PLATE VCOLUMBIA UNIVERSITY LIBRARY, NEW YORK CITY

Taking next the second comparative table, we find that in the "First" and "Second" lists taken together, 20 per cent of the names are those of government or administrative buildings; 15 per cent are churches, with the same number of libraries (three of each, all on the "First" list). There are two each of museums, club houses and private residences; and one each of office buildings, hotels, and amusement houses. Here again we encounter the same breadth of judgment as in the first comparison. The Brochure readers, and presumably our architects generally, are willing to discover beauty alike in public, private, religious, and commercial architecture.
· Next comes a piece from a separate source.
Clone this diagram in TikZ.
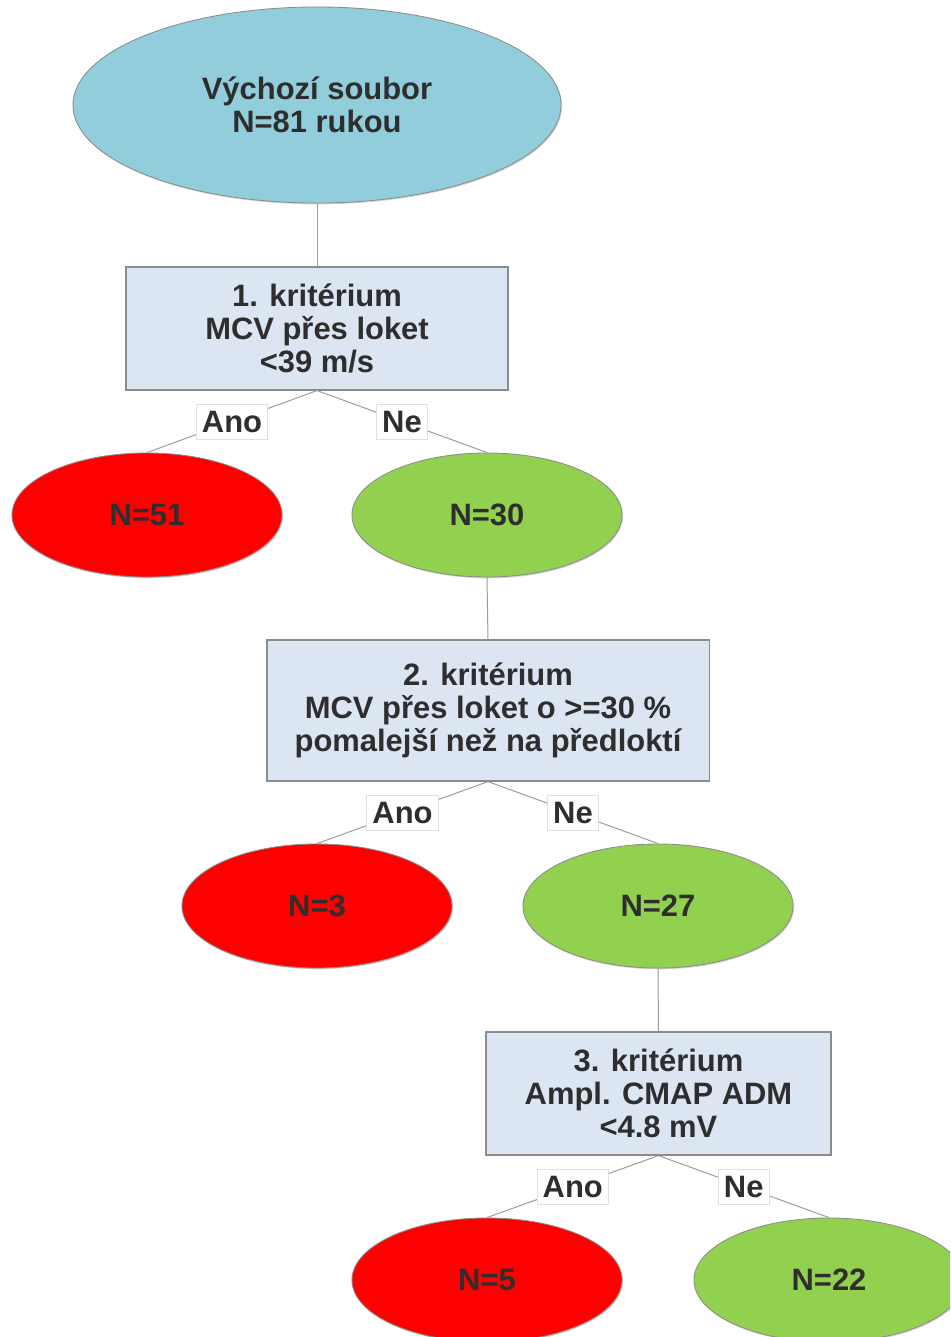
\documentclass[tikz,border=0pt]{standalone}
\usepackage{fontspec}
\setmainfont{Liberation Sans}
\usetikzlibrary{shapes.geometric,shadows}
\definecolor{ink}{HTML}{2E2E2E}
\definecolor{rim}{HTML}{8C8C8C}
\definecolor{edge}{HTML}{9C9C9C}
\definecolor{cstart}{HTML}{92CDDC}
\definecolor{ccrit}{HTML}{DCE6F2}
\definecolor{cbad}{HTML}{FF0000}
\definecolor{cgood}{HTML}{92D050}
\tikzset{
  txt/.style={font=\fontsize{22}{23.5}\selectfont\bfseries, text=ink, align=center},
  shade/.style={drop shadow={shadow xshift=0.7pt, shadow yshift=-0.9pt, opacity=0.35}},
  start/.style={txt, ellipse, draw=rim, line width=0.6pt, fill=cstart, shade,
                inner sep=0pt, minimum width=12.2cm, minimum height=4.9cm},
  crit/.style={txt, rectangle, draw=rim, line width=0.8pt, fill=ccrit, shade, inner sep=0pt},
  leaf/.style={txt, ellipse, draw=rim, line width=0.6pt, shade, inner sep=0pt,
               minimum width=6.75cm, minimum height=3.1cm},
  bad/.style={leaf, fill=cbad},
  good/.style={leaf, fill=cgood},
  lbl/.style={txt, draw=black!12, line width=0.5pt, fill=white, inner xsep=4pt,
              inner ysep=0pt, minimum height=0.875cm},
  link/.style={draw=edge, line width=0.7pt},
}

\begin{document}
\begin{tikzpicture}[x=0.025cm, y=-0.025cm]
\path[use as bounding box, fill=white] (0,0) rectangle (950,1337);
\clip (0,0) rectangle (950,1337);
  % start set
  \node[start] (s0) at (317,105) {Výchozí soubor\\N=81 rukou};
  % ---- criterion 1 ----
  \node[crit, minimum width=9.55cm, minimum height=3.075cm] (c1) at (317,328.5)
        {1. kritérium\\MCV přes loket\\<39 m/s};
  \node[bad]  (n51) at (147,515) {N=51};
  \node[good] (n30) at (487,515) {N=30};
  % ---- criterion 2 ----
  \node[crit, minimum width=11.05cm, minimum height=3.525cm] (c2) at (488,710.5)
        {2. kritérium\\MCV přes loket o >=30 \%\\pomalejší než na předloktí};
  \node[bad]  (n3)  at (317,906) {N=3};
  \node[good] (n27) at (658,906) {N=27};
  % ---- criterion 3 ----
  \node[crit, minimum width=8.625cm, minimum height=3.075cm] (c3) at (658.5,1093.5)
        {3. kritérium\\Ampl. CMAP ADM\\<4.8 mV};
  \node[bad]  (n5)  at (487,1280) {N=5};
  \node[good] (n22) at (829,1280) {N=22};
  % connectors
  \draw[link] (s0.south) -- (c1.north);
  \draw[link] (c1.south) -- (n51.north) node[lbl, pos=0.5] (a1) {Ano};
  \draw[link] (c1.south) -- (n30.north) node[lbl, pos=0.5] (b1) {Ne};
  \draw[link] (n30.south) -- (c2.north);
  \draw[link] (c2.south) -- (n3.north)  node[lbl, pos=0.5] (a2) {Ano};
  \draw[link] (c2.south) -- (n27.north) node[lbl, pos=0.5] (b2) {Ne};
  \draw[link] (n27.south) -- (c3.north);
  \draw[link] (c3.south) -- (n5.north)  node[lbl, pos=0.5] (a3) {Ano};
  \draw[link] (c3.south) -- (n22.north) node[lbl, pos=0.5] (b3) {Ne};
\end{tikzpicture}
\end{document}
It is a significant fact that churches and libraries constitute 60 per cent of the "First" list, and that there is but one residence, and not a single commercial edifice among the ten buildings it enumerates. Apparently it is religion and education which inspire and call forth the highest results in architecture, rather than the private and commercial luxury of which we hear so much in these days. If to these sources of architectural inspiration we add that of civil government, it appears that we owe 80 per cent of the "First" list to government, religion and education—the three highest activities of the community. This is not merely due to the fact that the architectural requirements of churches and civic buildings are such as favor monumental results; for both in size and cost, and hence in the opportunity for an ample and sumptuous architectural treatment, these are often surpassed by banking and office buildings, private palaces and rich men's clubs. The presence of three truly magnificent public libraries of recent erection in the "First" list seems to me particularly encouraging, as a symptom of the extent to which the wealth of the country is being devoted to the higher interests of the people, and at the same time to the promotion of high art. That this is a correct symptom, is confirmed by such buildings, erected or about to be erected, as the Chicago Library, the magnificent New York Public Library, the new libraries at Milwaukee, Providence, Newark, N.J., Jersey City, and Washington; by the Art Museum at Chicago, the Corcoran Gallery at Washington, the new wing to the Metropolitan Museum at New York, the Phebe Hearst competition for the University of California, and other like enterprises. The most important architectural enterprises in New York today are the Cathedral of St. John the Divine and the vast palace of the Brooklyn Institute, of which a new wing is about to be erected. Evidently our art has not fallen wholly a prey to commercialism and private luxury.

The geographical distribution of the buildings chosen is interesting. In 1885 but three out of ten were in New York City, and Albany stood ahead of Boston. In the "First" list New York has one-half of the ten, and in the "First" and "Second" lists, jointly, nine out of twenty buildings. Boston and Washington divide the second place, with two each on the "First" list. In the two lists together there are nine cities and towns represented, of which five are in the northeastern states, with fourteen out of twenty buildings; one in the nearer west (Chicago); and three in the south (if we include Washington among southern cities). Of course the fact that New York, Boston and Washington are old cities, as cities go among us, counts for much in the way of maturity of civilization and accumulation of architectural resources; and it is only natural that the wealthiest city in the New World should possess the greatest number of important buildings. But it is also very possible that the majority of the Brochure readers are in the northern and eastern states, and therefore more familiar with eastern and northern than with southern and western buildings. Allowing for this, they may draw their own conclusions from this table.